>> Start Given information

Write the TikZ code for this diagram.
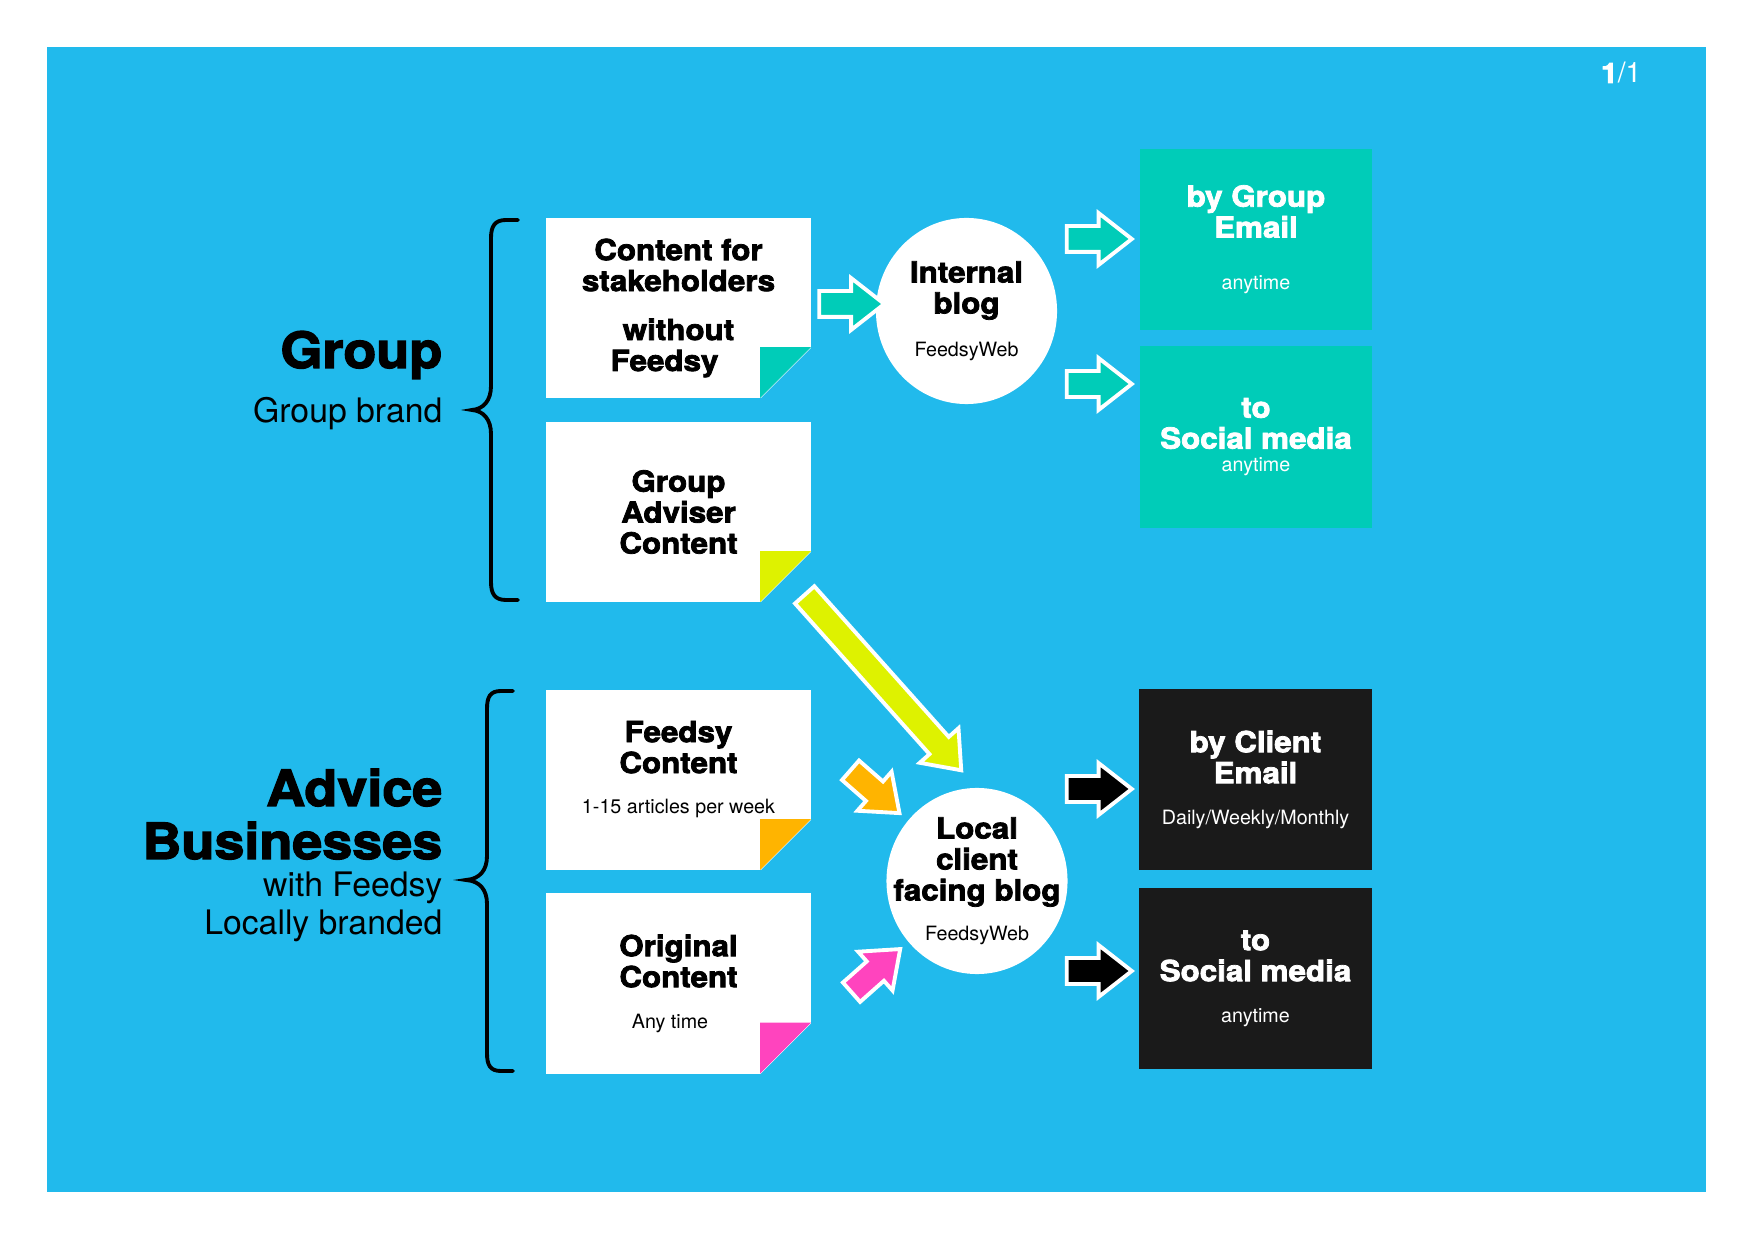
\documentclass[tikz,border=0pt]{standalone}
\usepackage{fontspec}
\setmainfont{TeX Gyre Heros}
\newfontfamily\heavyfont{TeX Gyre Heros}[FakeStretch=1.08,BoldFeatures={FakeBold=2.6}]
\usetikzlibrary{shapes.geometric,shapes.arrows,calc}

\definecolor{feedblue}{RGB}{33,186,236}
\definecolor{feedteal}{RGB}{0,204,184}
\definecolor{feedblack}{RGB}{26,26,26}
\definecolor{feedlime}{RGB}{222,242,0}
\definecolor{feedorange}{RGB}{255,180,0}
\definecolor{feedpink}{RGB}{255,68,190}

\newcommand\boxfont{\heavyfont\bfseries\fontsize{8.25}{8.8}\selectfont}
\newcommand\subfont{\normalfont\fontsize{5.6}{6.5}\selectfont}
\newcommand\sidefont{\heavyfont\bfseries\fontsize{14.2}{14.8}\selectfont}
\newcommand\sidesubfont{\normalfont\fontsize{9.6}{10.5}\selectfont}

\begin{document}
\begin{tikzpicture}[x=0.01cm, y=-0.01cm,
  note/.style={fill=white, minimum width=2.65cm, minimum height=1.8cm,
    inner sep=0pt, outer sep=0pt, align=center, font=\boxfont},
  blog/.style={ellipse, fill=white, minimum width=1.81cm, minimum height=1.86cm,
    inner sep=0pt, outer sep=0pt},
  blogtext/.style={align=center, font=\boxfont, inner sep=0pt},
  outbox/.style={fill=#1, minimum width=2.32cm, minimum height=1.81cm,
    inner sep=0pt, outer sep=0pt, align=center, text=white, font=\boxfont},
  blockarrow/.style={single arrow, fill=#1, draw=white, line width=1.1pt,
    minimum height=0.65cm, inner xsep=0pt, inner ysep=0.11cm,
    single arrow head extend=0.13cm, single arrow tip angle=76, sloped},
  side/.style={anchor=base east, inner sep=0pt, font=\sidefont},
  sidesub/.style={anchor=base east, inner sep=0pt, font=\sidesubfont},
  brace/.style={line width=1.1pt, line cap=round}]

  % page and background
  \useasboundingbox (0,0) rectangle (1754,1240);
  \fill[white] (0,0) rectangle (1754,1240);
  \fill[feedblue] (47,47) rectangle (1706,1192);
  \node[anchor=base east, inner sep=0pt, text=white, font=\fontsize{8}{9}\selectfont]
    (pageno) at (1642,83) {{\heavyfont\bfseries 1}/1};

  % left hand labels
  \node[side] (grouptitle) at (443,368) {Group};
  \node[sidesub] (groupbrand) at (443,423) {Group brand};
  \node[side] (advicetitle) at (443,806) {Advice};
  \node[side] (businesstitle) at (443,859) {Businesses};
  \node[sidesub] (withfeedsy) at (443,897) {with Feedsy};
  \node[sidesub] (localbrand) at (443,935) {Locally branded};

  % braces
  \draw[brace] (518,220) -- (506,220) .. controls (495,220) and (491,226) .. (491,238)
    -- (491,386) .. controls (491,400) and (484,409) .. (472,410)
    .. controls (484,411) and (491,420) .. (491,434)
    -- (491,582) .. controls (491,594) and (495,600) .. (506,600) -- (518,600);
  \draw[brace] (513,691) -- (501,691) .. controls (490,691) and (487,697) .. (487,709)
    -- (487,856) .. controls (487,870) and (480,879) .. (466,880)
    .. controls (480,881) and (487,890) .. (487,904)
    -- (487,1053) .. controls (487,1065) and (490,1071) .. (501,1071) -- (513,1071);

  % content notes
  \node[note] (note1) at (678.5,308)
    {Content for\\stakeholders\\[0.18cm]without\\Feedsy\hspace*{0.28cm}};
  \node[note] (note2) at (678.5,512) {Group\\Adviser\\Content};
  \node[note, text depth=0.26cm] (note3) at (678.5,780)
    {Feedsy\\Content\\[0.09cm]{\subfont 1-15 articles per week}};
  \node[note] (note4) at (678.5,983.5)
    {Original\\Content\\[0.10cm]{\subfont Any time\hspace*{0.17cm}}};
  % folded corners
  \foreach \n/\c in {note1/feedteal, note2/feedlime, note3/feedorange, note4/feedpink}{
    \fill[feedblue] ([xshift=0.01cm,yshift=-0.01cm]\n.south east) -- ++(-52,0) -- ++(52,-52) -- cycle;
    \fill[\c] ($(\n.south east)+(-51,0)$) -- ++(0,-51) -- ++(51,0) -- cycle;
  }

  % blogs
  \node[blog, label={[blogtext]center:{Internal\\blog\\[0.12cm]{\subfont FeedsyWeb}}}]
    (iblog) at (966.5,311) {};
  \node[blog, label={[blogtext]center:{Local\\client\\facing blog\\[0.09cm]{\subfont FeedsyWeb}}}]
    (lblog) at (977,881) {};

  % channels
  \node[outbox=feedteal] (gbox1) at (1256,239.5)
    {by Group\\Email\\[0.21cm]{\subfont anytime}};
  \node[outbox=feedteal] (gbox2) at (1256,437)
    {to\\Social media\\[-0.08cm]{\subfont anytime}};
  \node[outbox=feedblack] (cbox1) at (1255.5,779.5)
    {by Client\\Email\\[0.10cm]{\subfont Daily/Weekly/Monthly}};
  \node[outbox=feedblack] (cbox2) at (1255.5,978.5)
    {to\\Social media\\[0.10cm]{\subfont anytime}};

  % arrows
  \path ([yshift=0.04cm]note1.east) -- ([yshift=0.04cm]note1.east -| iblog.west)
    node[blockarrow=feedteal, midway] (a1) {};
  \path ($(iblog.east)+(0,-72)$) -- ($(gbox1.west |- iblog.east)+(-15,-72)$)
    node[blockarrow=feedteal, midway] (a2) {};
  \path ($(iblog.east)+(0,73)$) -- ($(gbox2.west |- iblog.east)+(-15,73)$)
    node[blockarrow=feedteal, midway] (a3) {};
  \path (note2.south east) -- (lblog.north)
    node[blockarrow=feedlime, pos=0.4, minimum height=2.35cm] (a4) {};
  \path ($(note3.east)+(38,-11)$) -- (lblog)
    node[blockarrow=feedorange, pos=0, anchor=tail] (a5) {};
  \path ($(note4.east)+(39,10)$) -- (lblog)
    node[blockarrow=feedpink, pos=0, anchor=tail] (a6) {};
  \path ($(lblog.east)+(-9,-92)$) -- ($(cbox1.west |- lblog.east)+(-16,-92)$)
    node[blockarrow=black, midway] (a7) {};
  \path ($(lblog.east)+(-9,90)$) -- ($(cbox2.west |- lblog.east)+(-16,90)$)
    node[blockarrow=black, midway] (a8) {};
\end{tikzpicture}
\end{document}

>> End Given information

→ **Short problem**:
Working from the lines above, reproduce the material exactly and exclude its pictures.

→ **Response to the exercise**:
Write the TikZ code for this diagram.
\documentclass[tikz,border=0pt]{standalone}
\usepackage{fontspec}
\setmainfont{TeX Gyre Heros}
\newfontfamily\heavyfont{TeX Gyre Heros}[FakeStretch=1.08,BoldFeatures={FakeBold=2.6}]
\usetikzlibrary{shapes.geometric,shapes.arrows,calc}

\definecolor{feedblue}{RGB}{33,186,236}
\definecolor{feedteal}{RGB}{0,204,184}
\definecolor{feedblack}{RGB}{26,26,26}
\definecolor{feedlime}{RGB}{222,242,0}
\definecolor{feedorange}{RGB}{255,180,0}
\definecolor{feedpink}{RGB}{255,68,190}

\newcommand\boxfont{\heavyfont\bfseries\fontsize{8.25}{8.8}\selectfont}
\newcommand\subfont{\normalfont\fontsize{5.6}{6.5}\selectfont}
\newcommand\sidefont{\heavyfont\bfseries\fontsize{14.2}{14.8}\selectfont}
\newcommand\sidesubfont{\normalfont\fontsize{9.6}{10.5}\selectfont}

\begin{document}
\begin{tikzpicture}[x=0.01cm, y=-0.01cm,
  note/.style={fill=white, minimum width=2.65cm, minimum height=1.8cm,
    inner sep=0pt, outer sep=0pt, align=center, font=\boxfont},
  blog/.style={ellipse, fill=white, minimum width=1.81cm, minimum height=1.86cm,
    inner sep=0pt, outer sep=0pt},
  blogtext/.style={align=center, font=\boxfont, inner sep=0pt},
  outbox/.style={fill=#1, minimum width=2.32cm, minimum height=1.81cm,
    inner sep=0pt, outer sep=0pt, align=center, text=white, font=\boxfont},
  blockarrow/.style={single arrow, fill=#1, draw=white, line width=1.1pt,
    minimum height=0.65cm, inner xsep=0pt, inner ysep=0.11cm,
    single arrow head extend=0.13cm, single arrow tip angle=76, sloped},
  side/.style={anchor=base east, inner sep=0pt, font=\sidefont},
  sidesub/.style={anchor=base east, inner sep=0pt, font=\sidesubfont},
  brace/.style={line width=1.1pt, line cap=round}]

  % page and background
  \useasboundingbox (0,0) rectangle (1754,1240);
  \fill[white] (0,0) rectangle (1754,1240);
  \fill[feedblue] (47,47) rectangle (1706,1192);
  \node[anchor=base east, inner sep=0pt, text=white, font=\fontsize{8}{9}\selectfont]
    (pageno) at (1642,83) {{\heavyfont\bfseries 1}/1};

  % left hand labels
  \node[side] (grouptitle) at (443,368) {Group};
  \node[sidesub] (groupbrand) at (443,423) {Group brand};
  \node[side] (advicetitle) at (443,806) {Advice};
  \node[side] (businesstitle) at (443,859) {Businesses};
  \node[sidesub] (withfeedsy) at (443,897) {with Feedsy};
  \node[sidesub] (localbrand) at (443,935) {Locally branded};

  % braces
  \draw[brace] (518,220) -- (506,220) .. controls (495,220) and (491,226) .. (491,238)
    -- (491,386) .. controls (491,400) and (484,409) .. (472,410)
    .. controls (484,411) and (491,420) .. (491,434)
    -- (491,582) .. controls (491,594) and (495,600) .. (506,600) -- (518,600);
  \draw[brace] (513,691) -- (501,691) .. controls (490,691) and (487,697) .. (487,709)
    -- (487,856) .. controls (487,870) and (480,879) .. (466,880)
    .. controls (480,881) and (487,890) .. (487,904)
    -- (487,1053) .. controls (487,1065) and (490,1071) .. (501,1071) -- (513,1071);

  % content notes
  \node[note] (note1) at (678.5,308)
    {Content for\\stakeholders\\[0.18cm]without\\Feedsy\hspace*{0.28cm}};
  \node[note] (note2) at (678.5,512) {Group\\Adviser\\Content};
  \node[note, text depth=0.26cm] (note3) at (678.5,780)
    {Feedsy\\Content\\[0.09cm]{\subfont 1-15 articles per week}};
  \node[note] (note4) at (678.5,983.5)
    {Original\\Content\\[0.10cm]{\subfont Any time\hspace*{0.17cm}}};
  % folded corners
  \foreach \n/\c in {note1/feedteal, note2/feedlime, note3/feedorange, note4/feedpink}{
    \fill[feedblue] ([xshift=0.01cm,yshift=-0.01cm]\n.south east) -- ++(-52,0) -- ++(52,-52) -- cycle;
    \fill[\c] ($(\n.south east)+(-51,0)$) -- ++(0,-51) -- ++(51,0) -- cycle;
  }

  % blogs
  \node[blog, label={[blogtext]center:{Internal\\blog\\[0.12cm]{\subfont FeedsyWeb}}}]
    (iblog) at (966.5,311) {};
  \node[blog, label={[blogtext]center:{Local\\client\\facing blog\\[0.09cm]{\subfont FeedsyWeb}}}]
    (lblog) at (977,881) {};

  % channels
  \node[outbox=feedteal] (gbox1) at (1256,239.5)
    {by Group\\Email\\[0.21cm]{\subfont anytime}};
  \node[outbox=feedteal] (gbox2) at (1256,437)
    {to\\Social media\\[-0.08cm]{\subfont anytime}};
  \node[outbox=feedblack] (cbox1) at (1255.5,779.5)
    {by Client\\Email\\[0.10cm]{\subfont Daily/Weekly/Monthly}};
  \node[outbox=feedblack] (cbox2) at (1255.5,978.5)
    {to\\Social media\\[0.10cm]{\subfont anytime}};

  % arrows
  \path ([yshift=0.04cm]note1.east) -- ([yshift=0.04cm]note1.east -| iblog.west)
    node[blockarrow=feedteal, midway] (a1) {};
  \path ($(iblog.east)+(0,-72)$) -- ($(gbox1.west |- iblog.east)+(-15,-72)$)
    node[blockarrow=feedteal, midway] (a2) {};
  \path ($(iblog.east)+(0,73)$) -- ($(gbox2.west |- iblog.east)+(-15,73)$)
    node[blockarrow=feedteal, midway] (a3) {};
  \path (note2.south east) -- (lblog.north)
    node[blockarrow=feedlime, pos=0.4, minimum height=2.35cm] (a4) {};
  \path ($(note3.east)+(38,-11)$) -- (lblog)
    node[blockarrow=feedorange, pos=0, anchor=tail] (a5) {};
  \path ($(note4.east)+(39,10)$) -- (lblog)
    node[blockarrow=feedpink, pos=0, anchor=tail] (a6) {};
  \path ($(lblog.east)+(-9,-92)$) -- ($(cbox1.west |- lblog.east)+(-16,-92)$)
    node[blockarrow=black, midway] (a7) {};
  \path ($(lblog.east)+(-9,90)$) -- ($(cbox2.west |- lblog.east)+(-16,90)$)
    node[blockarrow=black, midway] (a8) {};
\end{tikzpicture}
\end{document}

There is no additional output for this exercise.